-- Start of RECORDED INFORMATION --

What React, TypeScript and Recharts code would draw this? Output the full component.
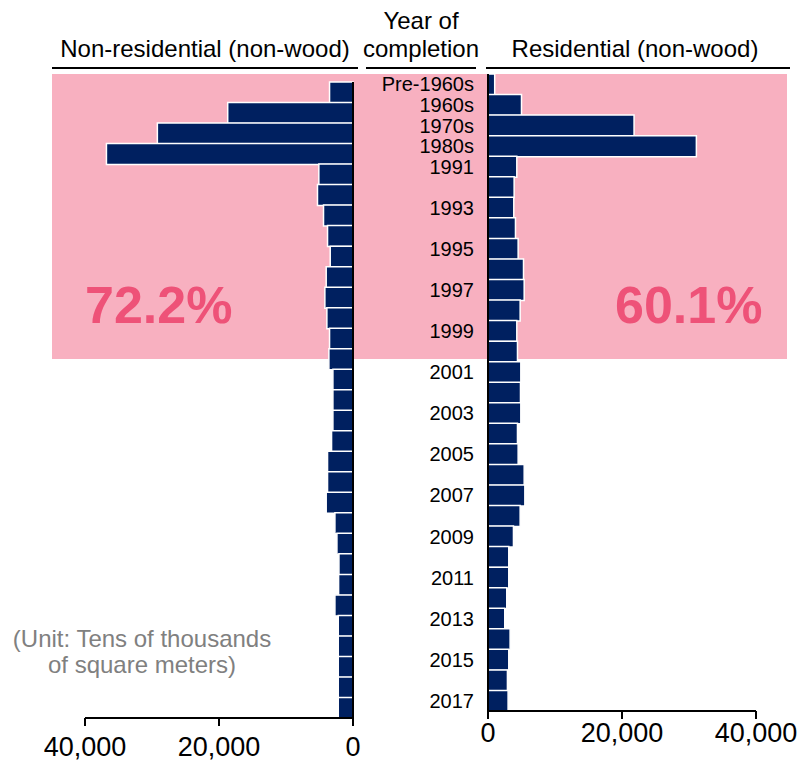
import React from 'react';
import { BarChart, Bar, XAxis, YAxis } from 'recharts';

// year of completion (1981-1990 is included in "1980s")
const CATEGORIES = [
  'Pre-1960s', '1960s', '1970s', '1980s',
  '1991', '1992', '1993', '1994', '1995', '1996', '1997', '1998', '1999', '2000',
  '2001', '2002', '2003', '2004', '2005', '2006', '2007', '2008', '2009', '2010',
  '2011', '2012', '2013', '2014', '2015', '2016', '2017',
];

// labels shown in the middle column
const TICK_LABELS = [
  'Pre-1960s', '1960s', '1970s', '1980s',
  '1991', '', '1993', '', '1995', '', '1997', '', '1999', '',
  '2001', '', '2003', '', '2005', '', '2007', '', '2009', '',
  '2011', '', '2013', '', '2015', '', '2017',
];

// tens of thousands of square meters
const NON_RESIDENTIAL = [
  3500, 18700, 29200, 36800,
  5100, 5300, 4400, 3800, 3400, 4000, 4200, 3900, 3500, 3600,
  3000, 3000, 3000, 3200, 3800, 3800, 4000, 2700, 2400, 2100,
  2150, 2700, 2200, 2200, 2200, 2200, 2200,
];

const RESIDENTIAL = [
  1000, 5000, 21800, 31100,
  4300, 3900, 3850, 4100, 4500, 5300, 5400, 4800, 4300, 4400,
  4900, 4850, 4900, 4400, 4500, 5400, 5500, 4800, 3800, 3100,
  3100, 2800, 2500, 3300, 3100, 2900, 3000,
];

const AXIS_TICKS = [0, 20000, 40000];

const data = CATEGORIES.map((category, i) => ({
  category,
  nonResidential: NON_RESIDENTIAL[i],
  residential: RESIDENTIAL[i],
}));

const NAVY = '#002060';
const PINK_BAND = '#F8B0C0';
const PINK_TEXT = '#EE5278';
const FONT = '"Liberation Sans", Arial, Helvetica, sans-serif';

const fmt = (v: number) => v.toLocaleString('en-US');

const YearTick = ({ y, payload }: any) => {
  const idx = CATEGORIES.indexOf(payload.value);
  return (
    <text x={474} y={y} dy="0.36em" textAnchor="end" fontSize={20} fill="#000">
      {TICK_LABELS[idx]}
    </text>
  );
};

const axisLine = { stroke: '#000', strokeWidth: 2 };

export default function App() {
  return (
    <div style={{ position: 'absolute', left: 0, top: 0, width: 800, height: 761, fontFamily: FONT, background: '#fff', overflow: 'hidden' }}>
      {/* aged stock band (completed up to 2000) */}
      <div style={{ position: 'absolute', left: 52, top: 74, width: 735, height: 285, background: PINK_BAND }} />

      <div style={{ position: 'absolute', left: 0, top: 0 }}>
        <BarChart
          width={800}
          height={761}
          data={data}
          layout="vertical"
          barCategoryGap={0}
          margin={{ top: 82, right: 446, bottom: 3, left: 85 }}
        >
          <XAxis
            type="number"
            reversed
            domain={[0, 40000]}
            ticks={AXIS_TICKS}
            tickFormatter={fmt}
            height={40}
            tickSize={8}
            tickMargin={11}
            axisLine={axisLine}
            tickLine={axisLine}
            tick={{ fontSize: 27, fill: '#000' }}
          />
          <YAxis
            type="category"
            dataKey="category"
            orientation="right"
            width={1}
            tick={false}
            tickLine={false}
            axisLine={axisLine}
          />
          <Bar dataKey="nonResidential" fill={NAVY} stroke="#fff" strokeWidth={1.5} isAnimationActive={false} />
        </BarChart>
      </div>

      <div style={{ position: 'absolute', left: 0, top: 0 }}>
        <BarChart
          width={800}
          height={761}
          data={data}
          layout="vertical"
          barCategoryGap={0}
          margin={{ top: 74, right: 44, bottom: 10, left: 368 }}
        >
          <XAxis
            type="number"
            domain={[0, 40000]}
            ticks={AXIS_TICKS}
            tickFormatter={fmt}
            height={40}
            tickSize={8}
            tickMargin={4}
            axisLine={axisLine}
            tickLine={axisLine}
            tick={{ fontSize: 27, fill: '#000' }}
          />
          <YAxis
            type="category"
            dataKey="category"
            width={120}
            interval={0}
            tick={<YearTick />}
            tickLine={false}
            axisLine={axisLine}
          />
          <Bar dataKey="residential" fill={NAVY} stroke="#fff" strokeWidth={1.5} isAnimationActive={false} />
        </BarChart>
      </div>

      <svg width={800} height={761} style={{ position: 'absolute', left: 0, top: 0, pointerEvents: 'none' }}>
        <g fontSize={24} fill="#000" textAnchor="middle">
          <text x={205} y={57}>Non-residential (non-wood)</text>
          <text x={421} y={29}>Year of</text>
          <text x={421} y={57}>completion</text>
          <text x={635} y={57}>Residential (non-wood)</text>
        </g>
        <line x1={52} x2={358} y1={68} y2={68} stroke="#000" strokeWidth={2} />
        <line x1={366} x2={476} y1={68} y2={68} stroke="#000" strokeWidth={2} />
        <line x1={486} x2={790} y1={68} y2={68} stroke="#000" strokeWidth={2} />

        <text x={85} y={323} fontSize={52} fontWeight="bold" fill={PINK_TEXT}>72.2%</text>
        <text x={615} y={323} fontSize={52} fontWeight="bold" fill={PINK_TEXT}>60.1%</text>

        <g fontSize={24} fill="#808080" textAnchor="middle">
          <text x={142} y={647}>(Unit: Tens of thousands</text>
          <text x={142} y={673}>of square meters)</text>
        </g>
      </svg>
    </div>
  );
}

-- End of RECORDED INFORMATION --

**YOUR OBJECTIVE:** In the copy, include no pictures; restate the listing above exactly.

**ANSWER:**
What React, TypeScript and Recharts code would draw this? Output the full component.
import React from 'react';
import { BarChart, Bar, XAxis, YAxis } from 'recharts';

// year of completion (1981-1990 is included in "1980s")
const CATEGORIES = [
  'Pre-1960s', '1960s', '1970s', '1980s',
  '1991', '1992', '1993', '1994', '1995', '1996', '1997', '1998', '1999', '2000',
  '2001', '2002', '2003', '2004', '2005', '2006', '2007', '2008', '2009', '2010',
  '2011', '2012', '2013', '2014', '2015', '2016', '2017',
];

// labels shown in the middle column
const TICK_LABELS = [
  'Pre-1960s', '1960s', '1970s', '1980s',
  '1991', '', '1993', '', '1995', '', '1997', '', '1999', '',
  '2001', '', '2003', '', '2005', '', '2007', '', '2009', '',
  '2011', '', '2013', '', '2015', '', '2017',
];

// tens of thousands of square meters
const NON_RESIDENTIAL = [
  3500, 18700, 29200, 36800,
  5100, 5300, 4400, 3800, 3400, 4000, 4200, 3900, 3500, 3600,
  3000, 3000, 3000, 3200, 3800, 3800, 4000, 2700, 2400, 2100,
  2150, 2700, 2200, 2200, 2200, 2200, 2200,
];

const RESIDENTIAL = [
  1000, 5000, 21800, 31100,
  4300, 3900, 3850, 4100, 4500, 5300, 5400, 4800, 4300, 4400,
  4900, 4850, 4900, 4400, 4500, 5400, 5500, 4800, 3800, 3100,
  3100, 2800, 2500, 3300, 3100, 2900, 3000,
];

const AXIS_TICKS = [0, 20000, 40000];

const data = CATEGORIES.map((category, i) => ({
  category,
  nonResidential: NON_RESIDENTIAL[i],
  residential: RESIDENTIAL[i],
}));

const NAVY = '#002060';
const PINK_BAND = '#F8B0C0';
const PINK_TEXT = '#EE5278';
const FONT = '"Liberation Sans", Arial, Helvetica, sans-serif';

const fmt = (v: number) => v.toLocaleString('en-US');

const YearTick = ({ y, payload }: any) => {
  const idx = CATEGORIES.indexOf(payload.value);
  return (
    <text x={474} y={y} dy="0.36em" textAnchor="end" fontSize={20} fill="#000">
      {TICK_LABELS[idx]}
    </text>
  );
};

const axisLine = { stroke: '#000', strokeWidth: 2 };

export default function App() {
  return (
    <div style={{ position: 'absolute', left: 0, top: 0, width: 800, height: 761, fontFamily: FONT, background: '#fff', overflow: 'hidden' }}>
      {/* aged stock band (completed up to 2000) */}
      <div style={{ position: 'absolute', left: 52, top: 74, width: 735, height: 285, background: PINK_BAND }} />

      <div style={{ position: 'absolute', left: 0, top: 0 }}>
        <BarChart
          width={800}
          height={761}
          data={data}
          layout="vertical"
          barCategoryGap={0}
          margin={{ top: 82, right: 446, bottom: 3, left: 85 }}
        >
          <XAxis
            type="number"
            reversed
            domain={[0, 40000]}
            ticks={AXIS_TICKS}
            tickFormatter={fmt}
            height={40}
            tickSize={8}
            tickMargin={11}
            axisLine={axisLine}
            tickLine={axisLine}
            tick={{ fontSize: 27, fill: '#000' }}
          />
          <YAxis
            type="category"
            dataKey="category"
            orientation="right"
            width={1}
            tick={false}
            tickLine={false}
            axisLine={axisLine}
          />
          <Bar dataKey="nonResidential" fill={NAVY} stroke="#fff" strokeWidth={1.5} isAnimationActive={false} />
        </BarChart>
      </div>

      <div style={{ position: 'absolute', left: 0, top: 0 }}>
        <BarChart
          width={800}
          height={761}
          data={data}
          layout="vertical"
          barCategoryGap={0}
          margin={{ top: 74, right: 44, bottom: 10, left: 368 }}
        >
          <XAxis
            type="number"
            domain={[0, 40000]}
            ticks={AXIS_TICKS}
            tickFormatter={fmt}
            height={40}
            tickSize={8}
            tickMargin={4}
            axisLine={axisLine}
            tickLine={axisLine}
            tick={{ fontSize: 27, fill: '#000' }}
          />
          <YAxis
            type="category"
            dataKey="category"
            width={120}
            interval={0}
            tick={<YearTick />}
            tickLine={false}
            axisLine={axisLine}
          />
          <Bar dataKey="residential" fill={NAVY} stroke="#fff" strokeWidth={1.5} isAnimationActive={false} />
        </BarChart>
      </div>

      <svg width={800} height={761} style={{ position: 'absolute', left: 0, top: 0, pointerEvents: 'none' }}>
        <g fontSize={24} fill="#000" textAnchor="middle">
          <text x={205} y={57}>Non-residential (non-wood)</text>
          <text x={421} y={29}>Year of</text>
          <text x={421} y={57}>completion</text>
          <text x={635} y={57}>Residential (non-wood)</text>
        </g>
        <line x1={52} x2={358} y1={68} y2={68} stroke="#000" strokeWidth={2} />
        <line x1={366} x2={476} y1={68} y2={68} stroke="#000" strokeWidth={2} />
        <line x1={486} x2={790} y1={68} y2={68} stroke="#000" strokeWidth={2} />

        <text x={85} y={323} fontSize={52} fontWeight="bold" fill={PINK_TEXT}>72.2%</text>
        <text x={615} y={323} fontSize={52} fontWeight="bold" fill={PINK_TEXT}>60.1%</text>

        <g fontSize={24} fill="#808080" textAnchor="middle">
          <text x={142} y={647}>(Unit: Tens of thousands</text>
          <text x={142} y={673}>of square meters)</text>
        </g>
      </svg>
    </div>
  );
}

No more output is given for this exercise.